Ms. Martin, who launched her own financial management firm after retiring from the insurance business, said she smarted under the Longmeadow Country Club’s restrictions for 25 years. She filed the complaint only after trying unsuccessfully for six years to get the club’s Board of Governors to ease its restrictions on women.

″As a younger woman you rationalize that making a squawk could hurt your business and back off,″ she said. ″I’m 65. I’ve lived a good life and gotten though a lot of different types of discrimination. At this time in my life I have to face up to facts. And the fact is that I can’t stand this any longer.″

Donald R. Dupre, president of the 350-member club, was on vacation and could not be reached for comment on the complaint, which was filed last month. Two other officers, Vice President John M. Naughton and Secretary Norman J. Van Tassel, declined comment on the action.

Ms. Martin suggested that the rules stemmed from the country club’s beginnings in 1922 when most women did not work outside the home and could more easily golf on weekdays.

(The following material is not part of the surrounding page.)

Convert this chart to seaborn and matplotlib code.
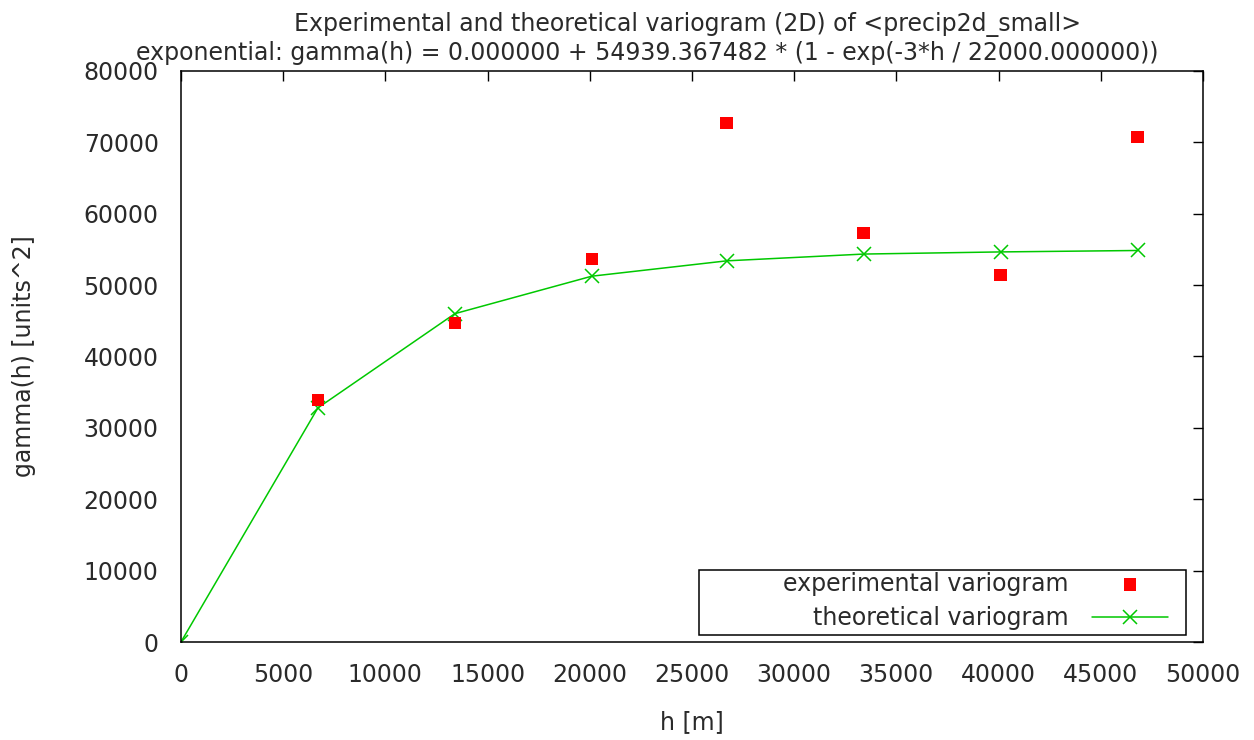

″Most of the women in the Longmeadow Club still fall into that category,″ she said. ″And in truth when you get beyond the hysteria there would probably be only a couple of women who would play on Saturday mornings and it wouldn’t bother anybody.″

Alan Cassella, a compliance officer for the discrimination commission, said her complaint was filed under a section of the law covering private organizations that solicit the patronage of the general public.

Earlier this year in Hermitage, Pa., protests led officials at the Hickory VFW Golf Course to roll back a rule requiring women to wait until 11 a.m. to tee off.